Empty seats and empty houses

Empty seats and empty houses

“I’m not technically rich, but I do have a lot of [stuff] that I don’t need and I refuse to share with others.” — Maria Bamford

I can tell you precisely when it was that I learned the true meaning of wealth. It was 1:45 a.m. on Saturday, July 3, 1993.

I was at Veterans Stadium, watching a ball game.

The San Diego Padres were in town to play the Phillies on the last stop of their last East Coast road trip of the season. The first game of the series got rained out and rescheduled as part of a double-header the next day.

But it was still raining the next day. Hard. The first game was delayed for hours. It was supposed to start at 4:45 p.m. but didn’t start until an hour after that, and then didn’t end until 1 a.m. By then the rain had stopped.

The start time for the second game scrolled across the bottom of the TV screen: 1:25 a.m.

I read that in a bar in King of Prussia. I got in the car.

I arrived around the middle of the second inning. Parking was free and you didn’t need a ticket. You just walked in.

“Where do we sit?”

“Wherever you like.”

But it turns out that wasn’t quite true. The corporate box seats — the best seats at the Vet, closest to the field — were still off limits.

After the bars closed in South Philly at 2 a.m., thousands more people filled the stands to watch this surreal game played in the middle of the night.

And of course the game went extra innings. Phillies closer Mitch Williams drove in the game-winning run in the 10th — Wild Thing’s only hit, and only at-bat, of the season. The game ended at 4:40 a.m.

Wikipedia says there were 6,000 of us there for that game. But for the whole game, those corporate box seats sat empty. All 6,000 of us wound up with great seats, but we weren’t allowed to enjoy the best seats.

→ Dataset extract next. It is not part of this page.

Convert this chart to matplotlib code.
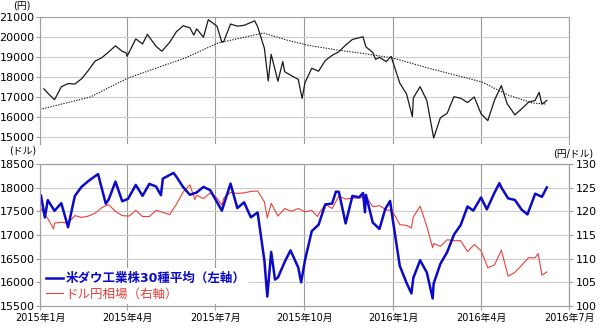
import pandas as pd
import matplotlib
matplotlib.use("Agg")
import matplotlib.pyplot as plt
from matplotlib.lines import Line2D

plt.rcParams['font.family'] = ['DejaVu Sans', 'Noto Sans CJK JP']

# 日経平均 (円)
nikkei_dates = [
    "2015-01-05", "2015-01-09", "2015-01-16", "2015-01-23", "2015-01-30", "2015-02-06",
    "2015-02-13", "2015-02-20", "2015-02-27", "2015-03-06", "2015-03-13", "2015-03-20",
    "2015-03-27", "2015-03-31", "2015-04-01", "2015-04-10", "2015-04-17", "2015-04-22",
    "2015-05-01", "2015-05-07", "2015-05-15", "2015-05-22", "2015-05-29", "2015-06-05",
    "2015-06-09", "2015-06-12", "2015-06-19", "2015-06-24", "2015-07-03", "2015-07-08",
    "2015-07-10", "2015-07-17", "2015-07-24", "2015-07-31", "2015-08-11", "2015-08-14",
    "2015-08-21", "2015-08-25", "2015-08-28", "2015-09-04", "2015-09-09", "2015-09-11",
    "2015-09-18", "2015-09-25", "2015-09-29", "2015-10-02", "2015-10-09", "2015-10-16",
    "2015-10-23", "2015-10-30", "2015-11-06", "2015-11-13", "2015-11-20", "2015-12-01",
    "2015-12-04", "2015-12-11", "2015-12-14", "2015-12-18", "2015-12-25", "2015-12-30",
    "2016-01-08", "2016-01-15", "2016-01-21", "2016-01-22", "2016-01-29", "2016-02-05",
    "2016-02-12", "2016-02-19", "2016-02-26", "2016-03-04", "2016-03-11", "2016-03-18",
    "2016-03-25", "2016-04-01", "2016-04-08", "2016-04-15", "2016-04-22", "2016-04-28",
    "2016-05-06", "2016-05-13", "2016-05-20", "2016-05-27", "2016-05-31", "2016-06-03",
    "2016-06-08",
]
nikkei = [
    17408, 17197, 16864, 17511, 17674, 17648,
    17913, 18332, 18797, 18971, 19254, 19560,
    19285, 19207, 19035, 19907, 19652, 20133,
    19531, 19292, 19733, 20264, 20563, 20460,
    20096, 20407, 19990, 20868, 20539, 19737,
    19779, 20650, 20544, 20585, 20808, 20519,
    19435, 17806, 19136, 17792, 18770, 18264,
    18070, 17880, 16930, 17725, 18438, 18291,
    18825, 19083, 19265, 19596, 19879, 20012,
    19504, 19230, 18883, 18986, 18769, 19033,
    17697, 17147, 16017, 16958, 17518, 16819,
    14952, 15967, 16188, 17014, 16938, 16724,
    17002, 16164, 15821, 16848, 17572, 16666,
    16106, 16412, 16736, 16834, 17234, 16642,
    16830,
]

# 移動平均 (点線)
ma_dates = [
    "2015-01-01", "2015-02-22", "2015-04-02", "2015-05-31", "2015-07-04", "2015-08-20",
    "2015-09-13", "2015-10-04", "2015-11-04", "2015-11-28", "2016-01-01", "2016-02-06",
    "2016-04-02", "2016-04-29", "2016-05-24", "2016-06-08",
]
nikkei_ma = [
    16380, 17000, 17950, 18950, 19700, 20200,
    19850, 19600, 19350, 19200, 18950, 18450,
    17750, 17100, 16700, 16650,
]

# 米ダウ工業株30種平均 (ドル)
dow_dates = [
    "2015-01-02", "2015-01-06", "2015-01-09", "2015-01-16", "2015-01-23", "2015-01-30",
    "2015-02-06", "2015-02-13", "2015-02-20", "2015-03-02", "2015-03-10", "2015-03-13",
    "2015-03-20", "2015-03-27", "2015-04-02", "2015-04-10", "2015-04-17", "2015-04-24",
    "2015-05-01", "2015-05-06", "2015-05-08", "2015-05-19", "2015-05-22", "2015-05-29",
    "2015-06-05", "2015-06-12", "2015-06-19", "2015-06-26", "2015-07-02", "2015-07-08",
    "2015-07-17", "2015-07-24", "2015-07-31", "2015-08-07", "2015-08-14", "2015-08-21",
    "2015-08-24", "2015-08-28", "2015-09-01", "2015-09-04", "2015-09-11", "2015-09-17",
    "2015-09-25", "2015-09-28", "2015-10-02", "2015-10-09", "2015-10-16", "2015-10-23",
    "2015-10-30", "2015-11-03", "2015-11-06", "2015-11-13", "2015-11-20", "2015-11-27",
    "2015-12-01", "2015-12-03", "2015-12-04", "2015-12-11", "2015-12-18", "2015-12-24",
    "2015-12-29", "2015-12-31", "2016-01-08", "2016-01-15", "2016-01-20", "2016-01-22",
    "2016-01-29", "2016-02-05", "2016-02-11", "2016-02-12", "2016-02-19", "2016-02-26",
    "2016-03-04", "2016-03-11", "2016-03-18", "2016-03-24", "2016-04-01", "2016-04-07",
    "2016-04-15", "2016-04-20", "2016-04-22", "2016-04-29", "2016-05-06", "2016-05-13",
    "2016-05-19", "2016-05-27", "2016-06-03", "2016-06-08",
]
dow = [
    17833, 17371, 17737, 17512, 17673, 17165,
    17825, 18019, 18140, 18288, 17662, 17749,
    18128, 17713, 17763, 18058, 17827, 18080,
    18025, 17841, 18191, 18312, 18232, 18011,
    17849, 17899, 18016, 17947, 17730, 17515,
    18086, 17569, 17690, 17373, 17477, 16460,
    15700, 16643, 16058, 16102, 16433, 16675,
    16315, 16001, 16472, 17084, 17216, 17647,
    17664, 17918, 17910, 17245, 17824, 17798,
    17888, 17478, 17848, 17265, 17128, 17552,
    17720, 17425, 16346, 15988, 15766, 16094,
    16466, 16205, 15660, 15974, 16392, 16640,
    17007, 17213, 17602, 17516, 17793, 17542,
    17898, 18096, 18004, 17774, 17741, 17535,
    17435, 17873, 17807, 18005,
]

# ドル円相場 (円/ドル)
usdjpy_dates = [
    "2015-01-02", "2015-01-09", "2015-01-15", "2015-01-16", "2015-01-23", "2015-01-30",
    "2015-02-06", "2015-02-13", "2015-02-20", "2015-02-27", "2015-03-06", "2015-03-10",
    "2015-03-13", "2015-03-20", "2015-03-27", "2015-04-03", "2015-04-10", "2015-04-17",
    "2015-04-24", "2015-05-01", "2015-05-08", "2015-05-15", "2015-05-22", "2015-05-29",
    "2015-06-05", "2015-06-10", "2015-06-12", "2015-06-19", "2015-06-26", "2015-07-03",
    "2015-07-08", "2015-07-10", "2015-07-17", "2015-07-24", "2015-07-31", "2015-08-07",
    "2015-08-14", "2015-08-21", "2015-08-24", "2015-08-28", "2015-09-04", "2015-09-11",
    "2015-09-18", "2015-09-25", "2015-10-02", "2015-10-09", "2015-10-15", "2015-10-16",
    "2015-10-23", "2015-10-30", "2015-11-06", "2015-11-13", "2015-11-20", "2015-11-27",
    "2015-12-04", "2015-12-11", "2015-12-18", "2015-12-25", "2015-12-31", "2016-01-08",
    "2016-01-15", "2016-01-20", "2016-01-22", "2016-01-29", "2016-02-05", "2016-02-11",
    "2016-02-12", "2016-02-19", "2016-02-26", "2016-03-04", "2016-03-11", "2016-03-18",
    "2016-03-25", "2016-04-01", "2016-04-08", "2016-04-15", "2016-04-22", "2016-04-29",
    "2016-05-06", "2016-05-13", "2016-05-20", "2016-05-27", "2016-05-30", "2016-06-03",
    "2016-06-08",
]
usdjpy = [
    120.5, 118.5, 116.3, 117.5, 117.7, 117.5,
    119.1, 118.7, 119.0, 119.6, 120.8, 121.2,
    121.4, 120.0, 119.1, 119.0, 120.2, 118.9,
    118.9, 120.2, 119.8, 119.3, 121.5, 124.1,
    125.6, 122.5, 123.4, 122.7, 123.9, 122.8,
    121.3, 122.8, 124.0, 123.8, 123.9, 124.2,
    124.3, 122.0, 118.6, 121.7, 119.0, 120.6,
    120.0, 120.6, 119.9, 120.2, 118.9, 119.4,
    121.5, 120.6, 123.2, 122.6, 122.8, 122.8,
    123.1, 121.0, 121.2, 120.3, 120.2, 117.2,
    117.0, 116.5, 118.8, 121.1, 116.8, 112.3,
    113.2, 112.6, 114.0, 113.8, 113.8, 111.5,
    113.0, 111.7, 108.1, 108.7, 111.8, 106.3,
    107.1, 108.6, 110.2, 110.2, 111.1, 106.5,
    107.2,
]

quarters = ["2015-01-01", "2015-04-01", "2015-07-01", "2015-10-01",
            "2016-01-01", "2016-04-01", "2016-07-01"]
quarter_labels = ["2015年1月", "2015年4月", "2015年7月", "2015年10月",
                  "2016年1月", "2016年4月", "2016年7月"]

q = pd.to_datetime(quarters)
grid_v = "#999999"
grid_h = "#cccccc"
spine_c = "#a0a0a0"
ytick_fs = 8
xtick_fs = 7

fig = plt.figure(figsize=(6, 3.3), dpi=100)

# --- 上段: 日経平均 ---
ax1 = fig.add_axes([0.0667, 0.5636, 0.8817, 0.3848])
ax1.plot(pd.to_datetime(nikkei_dates), nikkei, color="#1a1a1a", lw=0.9)
ax1.plot(pd.to_datetime(ma_dates), nikkei_ma, color="#1a1a1a", lw=0.8,
         linestyle=(0, (1.2, 1.2)))
ax1.set_xlim(q[0], q[-1])
ax1.set_ylim(14650, 21000)
ax1.set_yticks(range(15000, 21001, 1000))
ax1.set_xticks(q)
ax1.set_xticklabels([])
ax1.tick_params(axis="x", length=0)
ax1.tick_params(axis="y", length=3, color=spine_c, labelsize=ytick_fs, pad=1)
ax1.yaxis.grid(True, color=grid_h, lw=0.8)
ax1.xaxis.grid(True, color=grid_v, lw=0.8)
ax1.set_axisbelow(True)
ax1.spines["bottom"].set_visible(False)
for s in ["top", "left", "right"]:
    ax1.spines[s].set_color(spine_c)
    ax1.spines[s].set_linewidth(0.8)

# --- 下段: ダウ (左) とドル円 (右) ---
rect = [0.0667, 0.0727, 0.8817, 0.4303]
ax2 = fig.add_axes(rect)
ax3 = ax2.twinx()
ax2.set_zorder(ax3.get_zorder() + 1)
ax2.patch.set_visible(False)

ax3.plot(pd.to_datetime(usdjpy_dates), usdjpy, color="#e8403a", lw=0.8)
ax2.plot(pd.to_datetime(dow_dates), dow, color="#0a0ac8", lw=1.8)

ax2.set_xlim(q[0], q[-1])
ax2.set_ylim(15500, 18500)
ax2.set_yticks(range(15500, 18501, 500))
ax3.set_ylim(100, 130)
ax3.set_yticks(range(100, 131, 5))
ax2.set_xticks(q)
ax2.set_xticklabels(quarter_labels)

ax3.yaxis.grid(True, color=grid_h, lw=0.8)
for d in q:
    ax3.axvline(d, color=grid_v, lw=0.8, zorder=0)

ax2.tick_params(axis="y", length=3, color=spine_c, labelsize=ytick_fs, pad=1)
ax2.tick_params(axis="x", length=3, color=spine_c, labelsize=xtick_fs, pad=2)
ax3.tick_params(axis="y", length=3, color=spine_c, labelsize=ytick_fs, pad=2)
for a in (ax2, ax3):
    for s in a.spines.values():
        s.set_color(spine_c)
        s.set_linewidth(0.8)

handles = [Line2D([], [], color="#0a0ac8", lw=1.8),
           Line2D([], [], color="#e8403a", lw=0.8)]
leg = ax2.legend(handles, ["米ダウ工業株30種平均（左軸）", "ドル円相場（右軸）"],
                 loc="lower left", bbox_to_anchor=(0.0, 0.0), borderaxespad=0.15,
                 frameon=True, facecolor="white", edgecolor="none", framealpha=1,
                 fancybox=False, fontsize=9, handlelength=1.4, handletextpad=0.2,
                 labelspacing=0.2, borderpad=0.3,
                 labelcolor=["#0a0ac8", "#e8403a"])
leg.get_texts()[0].set_fontweight("bold")

fig.text(13 / 600, 1 - 6 / 330, "(円)", fontsize=7, va="center")
fig.text(9 / 600, 1 - 151 / 330, "(ドル)", fontsize=7, va="center")
fig.text(553 / 600, 1 - 153 / 330, "(円/ドル)", fontsize=7, va="center")

fig.savefig("out.png", dpi=100)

The best seats had to remain unused.

Because that’s what big-time wealth means. That’s what it means to be the kind of people who own the best seats and the best everything else. It doesn’t just mean that what they get is better than what everyone else gets. It also means that no one else can use it, even when they’re not.

Diane Sweet describes the same thing here: “3.5 Million Homeless and 18.5 Million Vacant Homes in the US.” Sweet quotes from Amnesty International’s call for a moratorium on foreclosures:

Since 2007, banks have foreclosed around eight million homes. It is estimated that another eight to ten million homes will be foreclosed before the financial crisis is over. This approach to resolving one part of the financial crisis means many, many families are living without adequate and secure housing. In addition, approximately 3.5 million people in the U.S. are homeless, many of them veterans. It is worth noting that, at the same time, there are 18.5 million vacant homes in the country.